The Rising Tide Foundation is a non-profit organisation based out of Montreal Canada dedicated to the enhancement of cross-cultural understanding and dialogue between east and west. We support initiatives such as lectures, seminars, and multi media productions that facilitate greater bridges between east and west while also providing a service that includes geopolitical analysis, research in the arts, philosophy, sciences and history.
The term “a rising tide lifts all boats” was first popularized by America’s 35th President John F. Kennedy who used this poetic image as a means of conveying the idea that true wealth raises everyone rich and poor alike. Describing the construction of energy projects across America, JFK said in September 1963:
“When we develop these resources in the Northwest United States, it is just as well that the country realises that we are not talking about one State or two States or three States; we are talking about the United States. Our people move freely from east to west and even once in a while from west to east, but in any case, the country becomes stronger.There is an old saying that a rising tide lifts all the boats, and as the Northwest United States rises, so does the entire country, so we are glad.”
In recent years, this phrase was revived by China’s President Xi Jinping, who used it to convey the benefits of all nations’ participation in the Belt and Road Initiative (BRI) as a comprehensive plan for win-win cooperation and inter-cultural connectivity centering around energy projects, rail lines, new cities, telecommunications and education.
Just like JFK’s program which involved exporting scientific, industrial and technological progress to poorer nations in order to help others’ help themselves, China has also begun extending the BRI program to Africa, Middle Eastern, Eurasia and even Latin America.
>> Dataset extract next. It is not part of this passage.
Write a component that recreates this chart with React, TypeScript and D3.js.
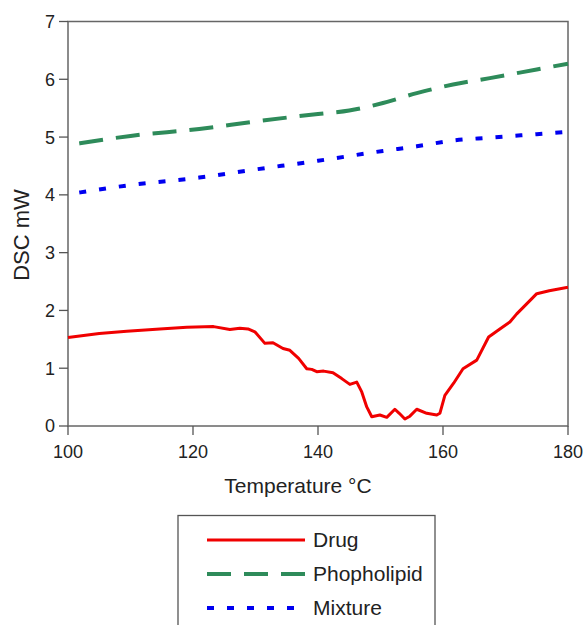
import React from "react";
import * as d3 from "d3";

// temperature (°C) and DSC signal (mW)
const drugTemp = [100, 105, 109.4, 114.7, 119, 123.3, 125.9, 127.5, 128.8, 129.9, 131.5, 132.8, 134.4, 135.5, 136.9, 138.2, 139, 139.8, 140.9, 142.4, 143.8, 145.1, 146.2, 147, 147.8, 148.6, 149.9, 151, 152.3, 153, 153.9, 154.7, 155.8, 157.4, 159, 159.5, 160.3, 161.7, 163.2, 165.4, 167.3, 169.1, 170.7, 171.8, 173.9, 175, 177, 180];
const drugVal = [1.53, 1.6, 1.64, 1.68, 1.71, 1.72, 1.67, 1.69, 1.68, 1.63, 1.43, 1.44, 1.34, 1.31, 1.17, 0.99, 0.98, 0.94, 0.95, 0.92, 0.82, 0.72, 0.76, 0.59, 0.33, 0.16, 0.19, 0.15, 0.29, 0.22, 0.12, 0.17, 0.29, 0.22, 0.19, 0.22, 0.53, 0.74, 0.99, 1.14, 1.54, 1.68, 1.8, 1.94, 2.17, 2.29, 2.34, 2.4];

const phosTemp = [101.8, 110, 121, 130, 140, 145, 150.4, 155.8, 161.6, 167.5, 175, 180];
const phosVal = [4.89, 5.02, 5.14, 5.27, 5.4, 5.46, 5.59, 5.76, 5.91, 6.02, 6.17, 6.27];

const mixTemp = [101.8, 110, 121, 130, 140, 150.4, 155.8, 161.6, 167.5, 175, 180];
const mixVal = [4.04, 4.17, 4.3, 4.44, 4.59, 4.76, 4.84, 4.94, 4.99, 5.05, 5.09];

const xTicks = [100, 120, 140, 160, 180];
const yTicks = [0, 1, 2, 3, 4, 5, 6, 7];
const seriesNames = ["Drug", "Phopholipid", "Mixture"];

const W = 584;
const H = 625;
const FONT = "Arial, 'Liberation Sans', sans-serif";

export default function App() {
  const x = d3.scaleLinear().domain([100, 180]).range([68, 568]);
  const y = d3.scaleLinear().domain([0, 7]).range([426, 21.5]);

  const zip = (xs: number[], vs: number[]) => xs.map((t, i) => ({ t, v: vs[i] }));

  const lineLin = d3.line<{ t: number; v: number }>().x((d) => x(d.t)).y((d) => y(d.v));
  const lineSmooth = d3
    .line<{ t: number; v: number }>()
    .x((d) => x(d.t))
    .y((d) => y(d.v))
    .curve(d3.curveMonotoneX);

  const styles = [
    { color: "#f00000", width: 3, dash: undefined as string | undefined },
    { color: "#2e8b5a", width: 4, dash: "24,13" },
    { color: "#0000f0", width: 4, dash: "7,13" },
  ];

  const [x0, x1] = x.range();
  const [y0, y1] = y.range();

  return (
    <div style={{ position: "absolute", left: 0, top: 0 }}>
      <svg width={W} height={H} style={{ display: "block", background: "#fff" }} fontFamily={FONT}>
        {/* frame */}
        <rect x={x0} y={y1} width={x1 - x0} height={y0 - y1} fill="none" stroke="#666" strokeWidth={1.5} />

        {/* y axis */}
        {yTicks.map((t) => (
          <g key={t} transform={`translate(0,${y(t)})`}>
            <line x1={x0 - 9} x2={x0} stroke="#555" strokeWidth={1.3} />
            <text x={x0 - 13} dy="0.36em" textAnchor="end" fontSize={18} fill="#222">
              {t}
            </text>
          </g>
        ))}

        {/* x axis */}
        {xTicks.map((t) => (
          <g key={t} transform={`translate(${x(t)},0)`}>
            <line y1={y0} y2={y0 + 9} stroke="#555" strokeWidth={1.3} />
            <text y={458} textAnchor="middle" fontSize={18} fill="#222">
              {t}
            </text>
          </g>
        ))}

        <text x={298} y={493} textAnchor="middle" fontSize={21} fill="#222">
          Temperature °C
        </text>
        <text transform="translate(29,235) rotate(-90)" textAnchor="middle" fontSize={22} fill="#222">
          DSC mW
        </text>

        {/* series */}
        <path d={lineSmooth(zip(phosTemp, phosVal)) || ""} fill="none" stroke={styles[1].color} strokeWidth={styles[1].width} strokeDasharray={styles[1].dash} />
        <path d={lineSmooth(zip(mixTemp, mixVal)) || ""} fill="none" stroke={styles[2].color} strokeWidth={styles[2].width} strokeDasharray={styles[2].dash} />
        <path d={lineLin(zip(drugTemp, drugVal)) || ""} fill="none" stroke={styles[0].color} strokeWidth={styles[0].width} strokeLinejoin="round" />

        {/* legend */}
        <rect x={178} y={515.5} width={257} height={130} fill="#fff" stroke="#555" strokeWidth={1.3} />
        {seriesNames.map((name, i) => (
          <g key={name} transform={`translate(0,${540 + i * 34})`}>
            <line x1={207} x2={305} stroke={styles[i].color} strokeWidth={styles[i].width} strokeDasharray={styles[i].dash} />
            <text x={313} dy="0.35em" fontSize={21} fill="#222">
              {name}
            </text>
          </g>
        ))}
      </svg>
    </div>
  );
}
And, just as JFK extended olive branches to “enemies” such as Russia and China to work together on great infrastructure and even space exploration, China has extended olive branches to the west with multiple offers to join what foreign minister Wang Yi has called a “chorus of nations working to create a beautiful symphony.”
The Rising Tide Foundation is committed to the belief that the improvement of scientific and technological progress is inextricably tied to the improvement of creativity and moral disposition of every member of society. This is reflected in what English poet Percy Bysshe Shelley described as a society’s “power of communicating and receiving intense and impassioned conceptions respecting man and nature”. Describing the role of the poet in society, Shelley went onto say “They measure the circumference and sound the depths of human nature with a comprehensive and all-penetrating spirit, and they are themselves perhaps the most sincerely astonished at its manifestations; for it is less their spirit than the spirit of the age. Poets are the hierophants of an unapprehended inspiration; the mirrors of the gigantic shadows which futurity casts upon the present; the words which express what they understand not; the trumpets which sing to battle, and feel not what they inspire; the influence which is moved not, but moves. Poets are the unacknowledged legislators of the world.”
Embodying Shelley’s principle of the poet-legislator most beautifully, JFK showcased his profound understanding of creativity’s connection to physical economy and science during his “rising tide speech” of 1963 where he elevated the idea of conservationism to higher standpoint than anyone had hitherto considered:
“There are two points on conservation that have come home to me in the last 2 days. One is the necessity for us to protect what we already have, what nature gave to us, and use it well, not to waste water or land, to set aside land and water, recreation, wilderness, and all the rest now so that it will be available to those who come in the future. That is the traditional concept of conservation, and it still has a major part in the national life of the United States. But the other part of conservation is the newer part, and that is to use science and technology to achieve significant breakthroughs as we are doing today, and in that way to conserve the resources which 10 or 20 or 30 years ago may have been wholly unknown.”